- _GOAL_: Set down the material below word for word, excluding the pictures.

- _STORED DATA_:

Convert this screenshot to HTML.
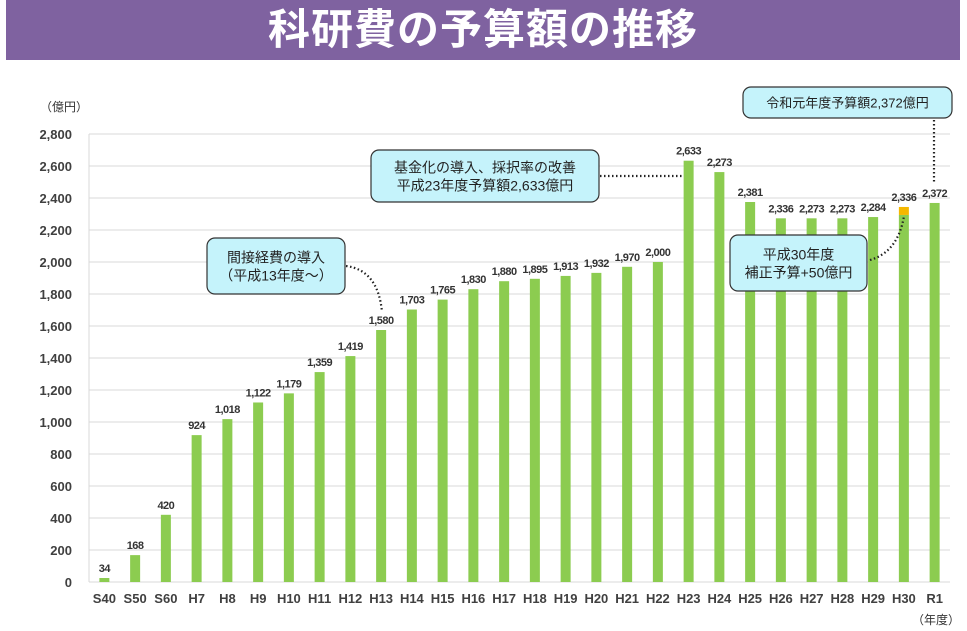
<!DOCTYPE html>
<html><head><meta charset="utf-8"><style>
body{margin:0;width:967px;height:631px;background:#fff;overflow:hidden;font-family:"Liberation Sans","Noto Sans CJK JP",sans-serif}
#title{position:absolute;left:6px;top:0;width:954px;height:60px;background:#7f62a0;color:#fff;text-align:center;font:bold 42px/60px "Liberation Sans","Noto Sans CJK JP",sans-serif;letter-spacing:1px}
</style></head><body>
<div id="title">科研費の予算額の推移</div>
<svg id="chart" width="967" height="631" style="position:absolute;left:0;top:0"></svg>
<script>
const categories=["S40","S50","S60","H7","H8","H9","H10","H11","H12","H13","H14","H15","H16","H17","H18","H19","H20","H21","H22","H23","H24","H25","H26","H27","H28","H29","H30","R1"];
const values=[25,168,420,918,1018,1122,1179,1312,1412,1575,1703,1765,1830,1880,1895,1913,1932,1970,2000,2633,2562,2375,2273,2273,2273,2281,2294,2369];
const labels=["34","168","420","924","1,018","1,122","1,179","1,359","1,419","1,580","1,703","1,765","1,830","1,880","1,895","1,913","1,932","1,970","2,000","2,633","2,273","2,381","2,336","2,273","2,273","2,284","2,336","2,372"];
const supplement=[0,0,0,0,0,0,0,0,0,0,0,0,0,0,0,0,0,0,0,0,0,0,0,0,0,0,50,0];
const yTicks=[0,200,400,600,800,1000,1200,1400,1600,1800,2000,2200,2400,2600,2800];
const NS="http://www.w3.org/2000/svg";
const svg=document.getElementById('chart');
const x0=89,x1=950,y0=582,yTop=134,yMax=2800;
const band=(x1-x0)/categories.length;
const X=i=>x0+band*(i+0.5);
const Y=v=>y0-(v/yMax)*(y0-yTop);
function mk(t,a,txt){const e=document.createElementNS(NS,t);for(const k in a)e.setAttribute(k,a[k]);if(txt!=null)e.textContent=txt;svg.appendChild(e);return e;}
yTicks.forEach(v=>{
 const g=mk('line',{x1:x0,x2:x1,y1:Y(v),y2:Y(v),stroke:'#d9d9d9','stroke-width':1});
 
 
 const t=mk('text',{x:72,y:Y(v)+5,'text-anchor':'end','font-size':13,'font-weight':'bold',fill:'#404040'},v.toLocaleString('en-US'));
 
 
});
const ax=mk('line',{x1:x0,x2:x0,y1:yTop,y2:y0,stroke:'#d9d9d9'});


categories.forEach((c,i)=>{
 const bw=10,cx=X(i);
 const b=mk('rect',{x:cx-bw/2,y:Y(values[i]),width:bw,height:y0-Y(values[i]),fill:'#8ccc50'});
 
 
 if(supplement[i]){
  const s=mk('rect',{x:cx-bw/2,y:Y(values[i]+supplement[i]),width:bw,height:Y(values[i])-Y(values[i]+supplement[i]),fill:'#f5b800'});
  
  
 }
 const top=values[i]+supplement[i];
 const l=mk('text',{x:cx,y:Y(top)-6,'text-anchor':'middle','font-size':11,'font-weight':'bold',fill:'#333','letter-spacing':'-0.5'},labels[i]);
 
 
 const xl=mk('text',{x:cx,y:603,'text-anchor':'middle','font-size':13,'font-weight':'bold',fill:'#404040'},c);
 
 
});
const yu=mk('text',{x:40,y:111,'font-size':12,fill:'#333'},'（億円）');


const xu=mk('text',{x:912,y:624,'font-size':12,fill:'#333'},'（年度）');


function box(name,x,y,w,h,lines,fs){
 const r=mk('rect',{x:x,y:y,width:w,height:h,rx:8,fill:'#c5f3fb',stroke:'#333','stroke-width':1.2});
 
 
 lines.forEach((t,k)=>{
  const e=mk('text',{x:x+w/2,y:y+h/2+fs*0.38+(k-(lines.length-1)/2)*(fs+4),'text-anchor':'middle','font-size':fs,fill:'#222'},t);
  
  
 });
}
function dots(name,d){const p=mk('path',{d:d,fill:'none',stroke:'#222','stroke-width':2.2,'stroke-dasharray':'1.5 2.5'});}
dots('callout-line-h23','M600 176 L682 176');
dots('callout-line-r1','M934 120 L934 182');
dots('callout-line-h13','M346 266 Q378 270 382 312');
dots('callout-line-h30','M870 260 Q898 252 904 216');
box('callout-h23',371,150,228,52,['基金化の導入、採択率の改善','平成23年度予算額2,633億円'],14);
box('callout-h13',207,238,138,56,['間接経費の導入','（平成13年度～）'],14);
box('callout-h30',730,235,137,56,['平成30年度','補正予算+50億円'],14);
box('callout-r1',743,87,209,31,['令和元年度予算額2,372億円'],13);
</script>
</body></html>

- _EXERCISE ANSWER_:
Convert this screenshot to HTML.
<!DOCTYPE html>
<html><head><meta charset="utf-8"><style>
body{margin:0;width:967px;height:631px;background:#fff;overflow:hidden;font-family:"Liberation Sans","Noto Sans CJK JP",sans-serif}
#title{position:absolute;left:6px;top:0;width:954px;height:60px;background:#7f62a0;color:#fff;text-align:center;font:bold 42px/60px "Liberation Sans","Noto Sans CJK JP",sans-serif;letter-spacing:1px}
</style></head><body>
<div id="title">科研費の予算額の推移</div>
<svg id="chart" width="967" height="631" style="position:absolute;left:0;top:0"></svg>
<script>
const categories=["S40","S50","S60","H7","H8","H9","H10","H11","H12","H13","H14","H15","H16","H17","H18","H19","H20","H21","H22","H23","H24","H25","H26","H27","H28","H29","H30","R1"];
const values=[25,168,420,918,1018,1122,1179,1312,1412,1575,1703,1765,1830,1880,1895,1913,1932,1970,2000,2633,2562,2375,2273,2273,2273,2281,2294,2369];
const labels=["34","168","420","924","1,018","1,122","1,179","1,359","1,419","1,580","1,703","1,765","1,830","1,880","1,895","1,913","1,932","1,970","2,000","2,633","2,273","2,381","2,336","2,273","2,273","2,284","2,336","2,372"];
const supplement=[0,0,0,0,0,0,0,0,0,0,0,0,0,0,0,0,0,0,0,0,0,0,0,0,0,0,50,0];
const yTicks=[0,200,400,600,800,1000,1200,1400,1600,1800,2000,2200,2400,2600,2800];
const NS="http://www.w3.org/2000/svg";
const svg=document.getElementById('chart');
const x0=89,x1=950,y0=582,yTop=134,yMax=2800;
const band=(x1-x0)/categories.length;
const X=i=>x0+band*(i+0.5);
const Y=v=>y0-(v/yMax)*(y0-yTop);
function mk(t,a,txt){const e=document.createElementNS(NS,t);for(const k in a)e.setAttribute(k,a[k]);if(txt!=null)e.textContent=txt;svg.appendChild(e);return e;}
yTicks.forEach(v=>{
 const g=mk('line',{x1:x0,x2:x1,y1:Y(v),y2:Y(v),stroke:'#d9d9d9','stroke-width':1});
 
 
 const t=mk('text',{x:72,y:Y(v)+5,'text-anchor':'end','font-size':13,'font-weight':'bold',fill:'#404040'},v.toLocaleString('en-US'));
 
 
});
const ax=mk('line',{x1:x0,x2:x0,y1:yTop,y2:y0,stroke:'#d9d9d9'});


categories.forEach((c,i)=>{
 const bw=10,cx=X(i);
 const b=mk('rect',{x:cx-bw/2,y:Y(values[i]),width:bw,height:y0-Y(values[i]),fill:'#8ccc50'});
 
 
 if(supplement[i]){
  const s=mk('rect',{x:cx-bw/2,y:Y(values[i]+supplement[i]),width:bw,height:Y(values[i])-Y(values[i]+supplement[i]),fill:'#f5b800'});
  
  
 }
 const top=values[i]+supplement[i];
 const l=mk('text',{x:cx,y:Y(top)-6,'text-anchor':'middle','font-size':11,'font-weight':'bold',fill:'#333','letter-spacing':'-0.5'},labels[i]);
 
 
 const xl=mk('text',{x:cx,y:603,'text-anchor':'middle','font-size':13,'font-weight':'bold',fill:'#404040'},c);
 
 
});
const yu=mk('text',{x:40,y:111,'font-size':12,fill:'#333'},'（億円）');


const xu=mk('text',{x:912,y:624,'font-size':12,fill:'#333'},'（年度）');


function box(name,x,y,w,h,lines,fs){
 const r=mk('rect',{x:x,y:y,width:w,height:h,rx:8,fill:'#c5f3fb',stroke:'#333','stroke-width':1.2});
 
 
 lines.forEach((t,k)=>{
  const e=mk('text',{x:x+w/2,y:y+h/2+fs*0.38+(k-(lines.length-1)/2)*(fs+4),'text-anchor':'middle','font-size':fs,fill:'#222'},t);
  
  
 });
}
function dots(name,d){const p=mk('path',{d:d,fill:'none',stroke:'#222','stroke-width':2.2,'stroke-dasharray':'1.5 2.5'});}
dots('callout-line-h23','M600 176 L682 176');
dots('callout-line-r1','M934 120 L934 182');
dots('callout-line-h13','M346 266 Q378 270 382 312');
dots('callout-line-h30','M870 260 Q898 252 904 216');
box('callout-h23',371,150,228,52,['基金化の導入、採択率の改善','平成23年度予算額2,633億円'],14);
box('callout-h13',207,238,138,56,['間接経費の導入','（平成13年度～）'],14);
box('callout-h30',730,235,137,56,['平成30年度','補正予算+50億円'],14);
box('callout-r1',743,87,209,31,['令和元年度予算額2,372億円'],13);
</script>
</body></html>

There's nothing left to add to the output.